* **What to work on**: Write out the material exactly. Do not include the pictures.

====== Source excerpt

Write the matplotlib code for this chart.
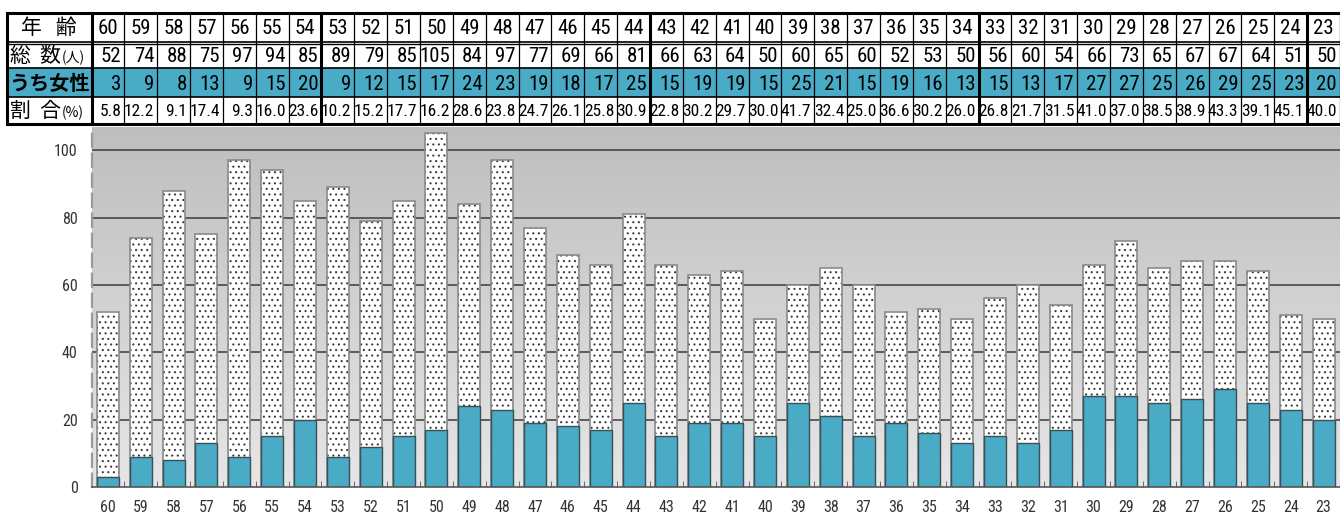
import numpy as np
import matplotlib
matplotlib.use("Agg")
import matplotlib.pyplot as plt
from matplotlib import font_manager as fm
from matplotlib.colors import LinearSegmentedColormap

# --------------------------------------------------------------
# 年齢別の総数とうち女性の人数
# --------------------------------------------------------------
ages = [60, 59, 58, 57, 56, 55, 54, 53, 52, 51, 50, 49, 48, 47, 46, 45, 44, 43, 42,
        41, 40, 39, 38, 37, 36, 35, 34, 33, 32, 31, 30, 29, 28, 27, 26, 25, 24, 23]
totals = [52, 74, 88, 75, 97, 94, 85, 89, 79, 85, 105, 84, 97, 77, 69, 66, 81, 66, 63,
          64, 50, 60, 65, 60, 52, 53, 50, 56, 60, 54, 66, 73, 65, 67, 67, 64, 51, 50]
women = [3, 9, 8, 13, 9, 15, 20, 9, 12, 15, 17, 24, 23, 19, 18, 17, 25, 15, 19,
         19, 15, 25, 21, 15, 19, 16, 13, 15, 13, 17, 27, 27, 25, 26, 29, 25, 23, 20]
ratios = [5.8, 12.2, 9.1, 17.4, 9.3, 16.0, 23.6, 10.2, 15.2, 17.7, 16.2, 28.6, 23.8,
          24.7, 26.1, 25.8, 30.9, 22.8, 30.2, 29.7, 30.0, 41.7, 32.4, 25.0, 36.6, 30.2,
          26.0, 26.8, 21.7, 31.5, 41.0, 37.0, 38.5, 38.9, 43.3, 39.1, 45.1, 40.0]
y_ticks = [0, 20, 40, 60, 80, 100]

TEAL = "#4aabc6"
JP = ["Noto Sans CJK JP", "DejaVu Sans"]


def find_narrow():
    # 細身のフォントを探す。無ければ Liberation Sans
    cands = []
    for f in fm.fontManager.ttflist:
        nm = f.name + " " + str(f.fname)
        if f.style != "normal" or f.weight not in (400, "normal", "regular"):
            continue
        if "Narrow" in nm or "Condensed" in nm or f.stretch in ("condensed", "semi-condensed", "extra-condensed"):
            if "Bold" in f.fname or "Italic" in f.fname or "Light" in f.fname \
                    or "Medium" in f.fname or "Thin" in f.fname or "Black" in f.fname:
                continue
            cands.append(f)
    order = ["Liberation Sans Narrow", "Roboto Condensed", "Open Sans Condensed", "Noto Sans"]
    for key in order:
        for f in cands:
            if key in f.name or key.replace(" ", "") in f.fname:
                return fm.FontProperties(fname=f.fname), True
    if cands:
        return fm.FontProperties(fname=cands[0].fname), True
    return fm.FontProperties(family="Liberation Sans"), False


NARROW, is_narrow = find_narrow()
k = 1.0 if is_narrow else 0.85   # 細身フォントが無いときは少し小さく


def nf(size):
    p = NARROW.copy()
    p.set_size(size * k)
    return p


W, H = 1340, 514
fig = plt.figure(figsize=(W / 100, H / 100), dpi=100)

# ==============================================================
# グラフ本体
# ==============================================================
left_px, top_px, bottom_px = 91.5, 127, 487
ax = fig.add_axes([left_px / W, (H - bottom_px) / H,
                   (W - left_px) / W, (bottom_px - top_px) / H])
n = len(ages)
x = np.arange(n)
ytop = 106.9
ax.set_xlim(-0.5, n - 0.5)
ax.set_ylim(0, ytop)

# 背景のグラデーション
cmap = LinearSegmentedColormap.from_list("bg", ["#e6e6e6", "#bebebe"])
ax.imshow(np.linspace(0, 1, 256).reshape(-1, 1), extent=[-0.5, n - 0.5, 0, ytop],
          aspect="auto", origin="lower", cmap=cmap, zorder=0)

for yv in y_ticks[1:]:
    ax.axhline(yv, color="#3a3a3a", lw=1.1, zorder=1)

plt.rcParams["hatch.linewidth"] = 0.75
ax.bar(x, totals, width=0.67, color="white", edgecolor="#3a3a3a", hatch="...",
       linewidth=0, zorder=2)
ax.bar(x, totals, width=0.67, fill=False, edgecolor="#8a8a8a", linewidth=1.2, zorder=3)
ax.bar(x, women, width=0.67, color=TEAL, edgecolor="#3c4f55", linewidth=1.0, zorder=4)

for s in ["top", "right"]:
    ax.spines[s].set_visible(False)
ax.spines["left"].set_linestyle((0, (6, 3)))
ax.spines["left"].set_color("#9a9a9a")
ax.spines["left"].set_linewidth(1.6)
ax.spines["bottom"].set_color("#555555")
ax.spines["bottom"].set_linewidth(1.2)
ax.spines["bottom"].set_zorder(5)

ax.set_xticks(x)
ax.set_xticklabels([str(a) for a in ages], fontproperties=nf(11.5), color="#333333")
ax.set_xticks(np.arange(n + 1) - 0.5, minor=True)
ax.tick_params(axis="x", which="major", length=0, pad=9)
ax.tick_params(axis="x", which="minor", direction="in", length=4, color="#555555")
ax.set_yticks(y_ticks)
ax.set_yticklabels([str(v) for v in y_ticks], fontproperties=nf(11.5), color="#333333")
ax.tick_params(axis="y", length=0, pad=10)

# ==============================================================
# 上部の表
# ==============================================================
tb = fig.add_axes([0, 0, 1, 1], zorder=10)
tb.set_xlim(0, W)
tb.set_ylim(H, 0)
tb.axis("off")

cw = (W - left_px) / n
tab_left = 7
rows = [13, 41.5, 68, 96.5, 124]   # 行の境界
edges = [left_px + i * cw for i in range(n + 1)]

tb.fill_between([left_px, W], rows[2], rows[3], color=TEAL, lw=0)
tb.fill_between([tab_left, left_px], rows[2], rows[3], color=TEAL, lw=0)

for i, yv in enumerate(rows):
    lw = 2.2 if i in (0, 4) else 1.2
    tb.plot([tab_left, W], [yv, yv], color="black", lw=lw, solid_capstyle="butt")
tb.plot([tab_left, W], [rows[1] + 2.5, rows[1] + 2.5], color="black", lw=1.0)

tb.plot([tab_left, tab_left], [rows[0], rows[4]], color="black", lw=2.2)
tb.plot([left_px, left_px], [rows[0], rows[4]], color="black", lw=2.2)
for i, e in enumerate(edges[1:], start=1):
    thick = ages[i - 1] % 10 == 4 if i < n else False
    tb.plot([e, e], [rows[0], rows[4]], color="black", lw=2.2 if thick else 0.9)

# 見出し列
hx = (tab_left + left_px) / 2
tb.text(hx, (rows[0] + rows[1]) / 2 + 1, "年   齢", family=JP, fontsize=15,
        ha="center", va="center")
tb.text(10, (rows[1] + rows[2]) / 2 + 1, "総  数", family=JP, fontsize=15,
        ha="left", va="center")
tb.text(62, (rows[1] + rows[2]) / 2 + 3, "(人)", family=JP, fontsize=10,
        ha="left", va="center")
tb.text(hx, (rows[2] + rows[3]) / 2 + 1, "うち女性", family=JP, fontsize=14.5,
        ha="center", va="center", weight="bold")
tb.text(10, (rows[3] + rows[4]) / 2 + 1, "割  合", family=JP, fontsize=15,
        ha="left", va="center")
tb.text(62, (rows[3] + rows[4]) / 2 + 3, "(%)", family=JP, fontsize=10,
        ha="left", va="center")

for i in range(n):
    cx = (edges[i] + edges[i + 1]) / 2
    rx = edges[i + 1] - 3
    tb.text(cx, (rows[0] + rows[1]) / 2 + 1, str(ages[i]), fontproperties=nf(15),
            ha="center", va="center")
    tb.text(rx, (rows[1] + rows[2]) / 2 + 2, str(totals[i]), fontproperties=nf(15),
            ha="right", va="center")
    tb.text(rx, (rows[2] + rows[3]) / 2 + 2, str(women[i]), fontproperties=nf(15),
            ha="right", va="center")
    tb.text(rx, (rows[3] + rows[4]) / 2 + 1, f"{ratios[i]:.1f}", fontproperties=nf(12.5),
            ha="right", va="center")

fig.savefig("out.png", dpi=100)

============

* **Problem solution**:
Write the matplotlib code for this chart.
import numpy as np
import matplotlib
matplotlib.use("Agg")
import matplotlib.pyplot as plt
from matplotlib import font_manager as fm
from matplotlib.colors import LinearSegmentedColormap

# --------------------------------------------------------------
# 年齢別の総数とうち女性の人数
# --------------------------------------------------------------
ages = [60, 59, 58, 57, 56, 55, 54, 53, 52, 51, 50, 49, 48, 47, 46, 45, 44, 43, 42,
        41, 40, 39, 38, 37, 36, 35, 34, 33, 32, 31, 30, 29, 28, 27, 26, 25, 24, 23]
totals = [52, 74, 88, 75, 97, 94, 85, 89, 79, 85, 105, 84, 97, 77, 69, 66, 81, 66, 63,
          64, 50, 60, 65, 60, 52, 53, 50, 56, 60, 54, 66, 73, 65, 67, 67, 64, 51, 50]
women = [3, 9, 8, 13, 9, 15, 20, 9, 12, 15, 17, 24, 23, 19, 18, 17, 25, 15, 19,
         19, 15, 25, 21, 15, 19, 16, 13, 15, 13, 17, 27, 27, 25, 26, 29, 25, 23, 20]
ratios = [5.8, 12.2, 9.1, 17.4, 9.3, 16.0, 23.6, 10.2, 15.2, 17.7, 16.2, 28.6, 23.8,
          24.7, 26.1, 25.8, 30.9, 22.8, 30.2, 29.7, 30.0, 41.7, 32.4, 25.0, 36.6, 30.2,
          26.0, 26.8, 21.7, 31.5, 41.0, 37.0, 38.5, 38.9, 43.3, 39.1, 45.1, 40.0]
y_ticks = [0, 20, 40, 60, 80, 100]

TEAL = "#4aabc6"
JP = ["Noto Sans CJK JP", "DejaVu Sans"]


def find_narrow():
    # 細身のフォントを探す。無ければ Liberation Sans
    cands = []
    for f in fm.fontManager.ttflist:
        nm = f.name + " " + str(f.fname)
        if f.style != "normal" or f.weight not in (400, "normal", "regular"):
            continue
        if "Narrow" in nm or "Condensed" in nm or f.stretch in ("condensed", "semi-condensed", "extra-condensed"):
            if "Bold" in f.fname or "Italic" in f.fname or "Light" in f.fname \
                    or "Medium" in f.fname or "Thin" in f.fname or "Black" in f.fname:
                continue
            cands.append(f)
    order = ["Liberation Sans Narrow", "Roboto Condensed", "Open Sans Condensed", "Noto Sans"]
    for key in order:
        for f in cands:
            if key in f.name or key.replace(" ", "") in f.fname:
                return fm.FontProperties(fname=f.fname), True
    if cands:
        return fm.FontProperties(fname=cands[0].fname), True
    return fm.FontProperties(family="Liberation Sans"), False


NARROW, is_narrow = find_narrow()
k = 1.0 if is_narrow else 0.85   # 細身フォントが無いときは少し小さく


def nf(size):
    p = NARROW.copy()
    p.set_size(size * k)
    return p


W, H = 1340, 514
fig = plt.figure(figsize=(W / 100, H / 100), dpi=100)

# ==============================================================
# グラフ本体
# ==============================================================
left_px, top_px, bottom_px = 91.5, 127, 487
ax = fig.add_axes([left_px / W, (H - bottom_px) / H,
                   (W - left_px) / W, (bottom_px - top_px) / H])
n = len(ages)
x = np.arange(n)
ytop = 106.9
ax.set_xlim(-0.5, n - 0.5)
ax.set_ylim(0, ytop)

# 背景のグラデーション
cmap = LinearSegmentedColormap.from_list("bg", ["#e6e6e6", "#bebebe"])
ax.imshow(np.linspace(0, 1, 256).reshape(-1, 1), extent=[-0.5, n - 0.5, 0, ytop],
          aspect="auto", origin="lower", cmap=cmap, zorder=0)

for yv in y_ticks[1:]:
    ax.axhline(yv, color="#3a3a3a", lw=1.1, zorder=1)

plt.rcParams["hatch.linewidth"] = 0.75
ax.bar(x, totals, width=0.67, color="white", edgecolor="#3a3a3a", hatch="...",
       linewidth=0, zorder=2)
ax.bar(x, totals, width=0.67, fill=False, edgecolor="#8a8a8a", linewidth=1.2, zorder=3)
ax.bar(x, women, width=0.67, color=TEAL, edgecolor="#3c4f55", linewidth=1.0, zorder=4)

for s in ["top", "right"]:
    ax.spines[s].set_visible(False)
ax.spines["left"].set_linestyle((0, (6, 3)))
ax.spines["left"].set_color("#9a9a9a")
ax.spines["left"].set_linewidth(1.6)
ax.spines["bottom"].set_color("#555555")
ax.spines["bottom"].set_linewidth(1.2)
ax.spines["bottom"].set_zorder(5)

ax.set_xticks(x)
ax.set_xticklabels([str(a) for a in ages], fontproperties=nf(11.5), color="#333333")
ax.set_xticks(np.arange(n + 1) - 0.5, minor=True)
ax.tick_params(axis="x", which="major", length=0, pad=9)
ax.tick_params(axis="x", which="minor", direction="in", length=4, color="#555555")
ax.set_yticks(y_ticks)
ax.set_yticklabels([str(v) for v in y_ticks], fontproperties=nf(11.5), color="#333333")
ax.tick_params(axis="y", length=0, pad=10)

# ==============================================================
# 上部の表
# ==============================================================
tb = fig.add_axes([0, 0, 1, 1], zorder=10)
tb.set_xlim(0, W)
tb.set_ylim(H, 0)
tb.axis("off")

cw = (W - left_px) / n
tab_left = 7
rows = [13, 41.5, 68, 96.5, 124]   # 行の境界
edges = [left_px + i * cw for i in range(n + 1)]

tb.fill_between([left_px, W], rows[2], rows[3], color=TEAL, lw=0)
tb.fill_between([tab_left, left_px], rows[2], rows[3], color=TEAL, lw=0)

for i, yv in enumerate(rows):
    lw = 2.2 if i in (0, 4) else 1.2
    tb.plot([tab_left, W], [yv, yv], color="black", lw=lw, solid_capstyle="butt")
tb.plot([tab_left, W], [rows[1] + 2.5, rows[1] + 2.5], color="black", lw=1.0)

tb.plot([tab_left, tab_left], [rows[0], rows[4]], color="black", lw=2.2)
tb.plot([left_px, left_px], [rows[0], rows[4]], color="black", lw=2.2)
for i, e in enumerate(edges[1:], start=1):
    thick = ages[i - 1] % 10 == 4 if i < n else False
    tb.plot([e, e], [rows[0], rows[4]], color="black", lw=2.2 if thick else 0.9)

# 見出し列
hx = (tab_left + left_px) / 2
tb.text(hx, (rows[0] + rows[1]) / 2 + 1, "年   齢", family=JP, fontsize=15,
        ha="center", va="center")
tb.text(10, (rows[1] + rows[2]) / 2 + 1, "総  数", family=JP, fontsize=15,
        ha="left", va="center")
tb.text(62, (rows[1] + rows[2]) / 2 + 3, "(人)", family=JP, fontsize=10,
        ha="left", va="center")
tb.text(hx, (rows[2] + rows[3]) / 2 + 1, "うち女性", family=JP, fontsize=14.5,
        ha="center", va="center", weight="bold")
tb.text(10, (rows[3] + rows[4]) / 2 + 1, "割  合", family=JP, fontsize=15,
        ha="left", va="center")
tb.text(62, (rows[3] + rows[4]) / 2 + 3, "(%)", family=JP, fontsize=10,
        ha="left", va="center")

for i in range(n):
    cx = (edges[i] + edges[i + 1]) / 2
    rx = edges[i + 1] - 3
    tb.text(cx, (rows[0] + rows[1]) / 2 + 1, str(ages[i]), fontproperties=nf(15),
            ha="center", va="center")
    tb.text(rx, (rows[1] + rows[2]) / 2 + 2, str(totals[i]), fontproperties=nf(15),
            ha="right", va="center")
    tb.text(rx, (rows[2] + rows[3]) / 2 + 2, str(women[i]), fontproperties=nf(15),
            ha="right", va="center")
    tb.text(rx, (rows[3] + rows[4]) / 2 + 1, f"{ratios[i]:.1f}", fontproperties=nf(12.5),
            ha="right", va="center")

fig.savefig("out.png", dpi=100)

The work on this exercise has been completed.